Cyclists travelling along the Kallang River now have to contend with several obstacles, including an 83-step climb up with their bicycles to an overhead pedestrian bridge across the Pan-Island Expressway (PIE), and a 47-step descent on the other side.
In the future, however, they could enjoy an uninterrupted journey from Ang Mo Kio to Gardens by the Bay, along Singapore's longest river.
As part of the Government's plans to rejuvenate the Kallang River, the Urban Redevelopment Authority (URA) is asking for feedback on improving connectivity at seven areas.
At these locations, major roads - the PIE, Central Expressway (CTE), Serangoon Road, Bendemeer Road, Kallang Bahru, Boon Keng Road and Sims Avenue - limit accessibility for pedestrians and cyclists.
URA executive architect Sean Tan said that providing seamless connections along the river would allow for a "long and continuous park experience".

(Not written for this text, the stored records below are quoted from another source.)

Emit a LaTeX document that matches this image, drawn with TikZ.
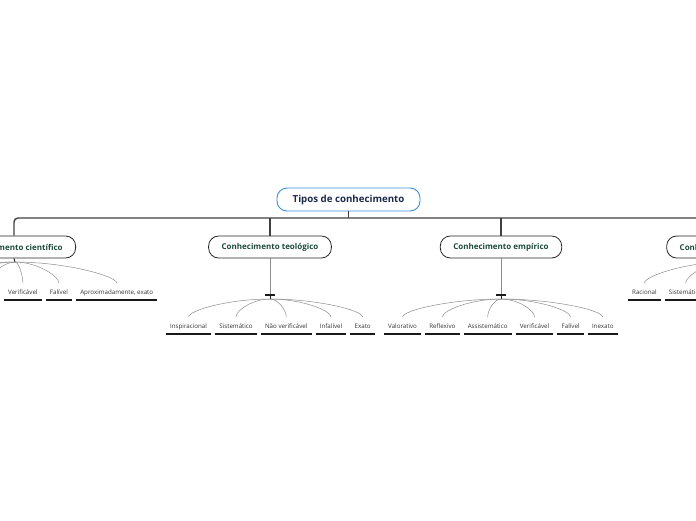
\documentclass[tikz,border=0pt]{standalone}
\usepackage{fontspec}
\setmainfont{Open Sans}
\usetikzlibrary{positioning,calc}

\definecolor{rootblue}{HTML}{3A8FDB}
\definecolor{rootink}{HTML}{1B2A4A}
\definecolor{topicink}{HTML}{1E4B3A}
\definecolor{leafink}{HTML}{333333}
\definecolor{twig}{HTML}{8C8C8C}

% one curved twig from a hub down onto the top of a leaf
\newcommand\sprout[2]{%
  \draw[twigline] (#1) .. controls ($(#1)!0.5!(#1 -| #2.north)$) and ($(#2.north)+(0,-9)$) .. ($(#2.north)+(0,-2)$);}
% the small T knot under a topic with a long stem
\newcommand\knot[2]{%
  \draw[stem] (#1.south) -- (#2);
  \draw[uline] ($(#2)+(-5,0)$) -- ($(#2)+(5,0)$);
  \draw[uline, line width=0.9pt] (#2) -- ++(0,4);}

\tikzset{
  root/.style={draw=rootblue, line width=0.9pt, rounded corners=10pt, fill=white,
    font=\bfseries\fontsize{9.7}{11}\selectfont, text=rootink,
    minimum width=143pt, minimum height=23pt},
  topic/.style={draw=black!85, line width=0.8pt, rounded corners=10pt, fill=white,
    font=\bfseries\fontsize{8}{10}\selectfont, text=topicink,
    minimum height=22pt, inner xsep=13pt},
  leaf/.style={font=\fontsize{6.2}{7}\selectfont, text=leafink, inner xsep=4pt,
    inner ysep=4pt, text height=5pt, text depth=1.5pt},
  uline/.style={line width=1.3pt, black!90},
  trunk/.style={line width=1.4pt, black!75},
  stem/.style={line width=0.6pt, twig},
  twigline/.style={line width=0.5pt, twig},
}

\begin{document}
\begin{tikzpicture}[x=1pt, y=-1pt]
    % the page is the 696 x 520 frame, the outer topics run off it
    \useasboundingbox (0,0) rectangle (696,520);
    \clip (0,0) rectangle (696,520);

    % root and the four topics
    \node[root] (root) at (348.5,199.5) {Tipos de conhecimento};
    \node[topic] (sci) at (14,247) {Conhecimento científico};
    \node[topic] (theo) at (270,247) {Conhecimento teológico};
    \node[topic] (emp) at (501,247) {Conhecimento empírico};
    \node[topic] (phil) at (728,247) {Conhecimento filosófico};

    % the bar that joins them
    \coordinate (bar) at (0,218);
    \draw[trunk] (root.south) -- (root.south |- bar);
    \draw[trunk, rounded corners=4pt] (sci.north) -- (sci.north |- bar)
        -- (phil.north |- bar) -- (phil.north);
    \foreach \t in {theo,emp}
        \draw[trunk] (\t.north) -- (\t.north |- bar);

    % leaves of the scientific topic
    \node[leaf, anchor=south west] (s4) at (4,300) {Verificável};
    \node[leaf, right=4pt of s4] (s5) {Falível};
    \node[leaf, right=4pt of s5] (s6) {Aproximadamente, exato};
    \node[leaf, left=4pt of s4] (s3) {Real};
    \node[leaf, left=4pt of s3] (s2) {Sistemático};
    \node[leaf, left=4pt of s2] (s1) {Contingente};

    % leaves of the theological topic
    \node[leaf, anchor=south west] (t1) at (166,334) {Inspiracional};
    \node[leaf, right=4pt of t1] (t2) {Sistemático};
    \node[leaf, right=4pt of t2] (t3) {Não verificável};
    \node[leaf, right=4pt of t3] (t4) {Infalível};
    \node[leaf, right=4pt of t4] (t5) {Exato};

    % leaves of the empirical topic
    \node[leaf, anchor=south west] (e1) at (384,334) {Valorativo};
    \node[leaf, right=4pt of e1] (e2) {Reflexivo};
    \node[leaf, right=4pt of e2] (e3) {Assistemático};
    \node[leaf, right=4pt of e3] (e4) {Verificável};
    \node[leaf, right=4pt of e4] (e5) {Falível};
    \node[leaf, right=4pt of e5] (e6) {Inexato};

    % leaves of the philosophical topic
    \node[leaf, anchor=south west] (p1) at (628,300) {Racional};
    \node[leaf, right=4pt of p1] (p2) {Sistemático};
    \node[leaf, right=4pt of p2] (p3) {Não verificável};
    \node[leaf, right=4pt of p3] (p4) {Infalível};
    \node[leaf, right=4pt of p4] (p5) {Exato};

    % underline every leaf
    \foreach \l in {s1,s2,s3,s4,s5,s6,t1,t2,t3,t4,t5,e1,e2,e3,e4,e5,e6,p1,p2,p3,p4,p5}
        \draw[uline] (\l.south west) -- (\l.south east);

    % hubs: short ones right under the box, long ones with a knot
    \coordinate (shub) at (15,262);
    \coordinate (phub) at (728,262);
    \draw[uline, line width=0.9pt] (sci.south) -- (shub);
    \draw[uline, line width=0.9pt] (phil.south) -- (phub);
    \coordinate (tknot) at (270,295);
    \coordinate (eknot) at (501,295);
    \knot{theo}{tknot}
    \knot{emp}{eknot}
    \coordinate (thub) at (270,299);
    \coordinate (ehub) at (501,299);

    % twigs
    \foreach \l in {s1,s2,s3,s4,s5,s6} {\sprout{shub}{\l}}
    \foreach \l in {t1,t2,t3,t4,t5} {\sprout{thub}{\l}}
    \foreach \l in {e1,e2,e3,e4,e5,e6} {\sprout{ehub}{\l}}
    \foreach \l in {p1,p2,p3,p4,p5} {\sprout{phub}{\l}}
\end{tikzpicture}
\end{document}
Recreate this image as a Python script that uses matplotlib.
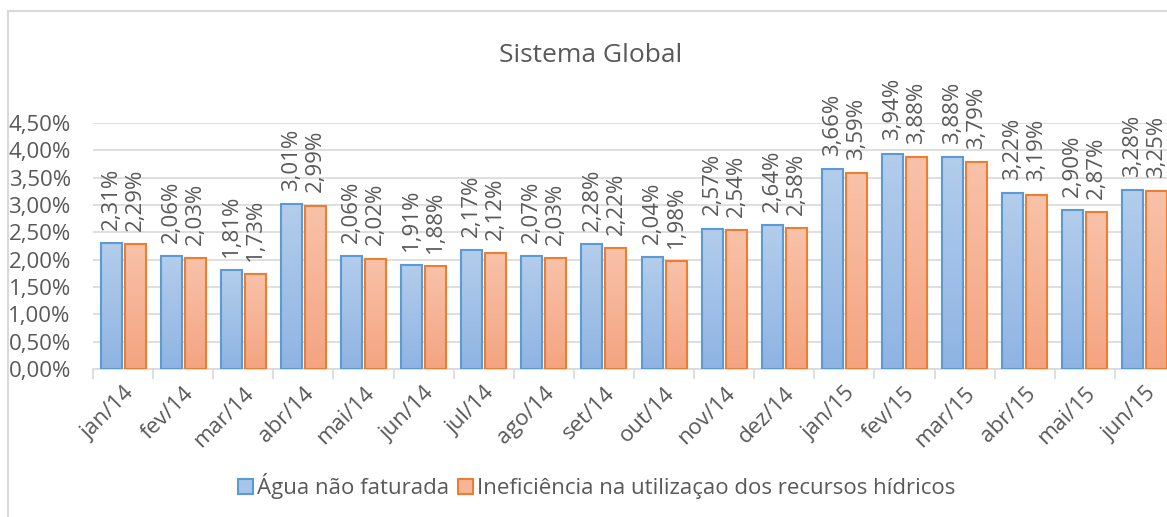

"It creates an attractive environment for people, where they can escape the hustle and bustle of the city, and it can also connect communities," he added.
To fulfil this vision, the URA is planning, for instance, to build a spiralling bridge across the PIE near St Andrew's Junior College as an alternative to the existing 14m-high pedestrian bridge.
The new bridge would be a "great improvement", said Mr Woon Taiwoon, 42, co-founder of cycling group Love Cycling SG.
"I know people in Bishan who want to cycle to their workplaces in the Central Business District but are deterred by the overhead bridge climb. This would make it easier for them," he said.
The URA also hopes to upgrade underpasses as well as build new ones, including one under Sims Avenue that would help connect the Kallang MRT station to the Singapore Sports Hub.
However, at Serangoon Road and Bendemeer Road, new at-grade pedestrian crossings - which are expected to be wider to facilitate cyclists - will be built instead to avoid having to divert gas and water pipes.
Mr Woon said that in addition to the proposed additions by the URA, overhead bridges along the route could be outfitted with lifts for the elderly.
Electric skateboarder Patrick Poh suggested widening pathways along the river to make access easier for cyclists, pedestrians and personal mobility device users.
"A number of paths there are not that wide," said the 39-year-old real estate agent, who is a member of e-skateboard group Arc Boarders.
Mr Tan said that the URA was encouraged by the feedback it had received so far.
Members of the public have asked for improved lighting and more rest stops.
The URA's plans may be viewed at the URA Centre in Maxwell Road until May 2. Visitors can give feedback at the exhibition, or online at ura.sg/kallangriver.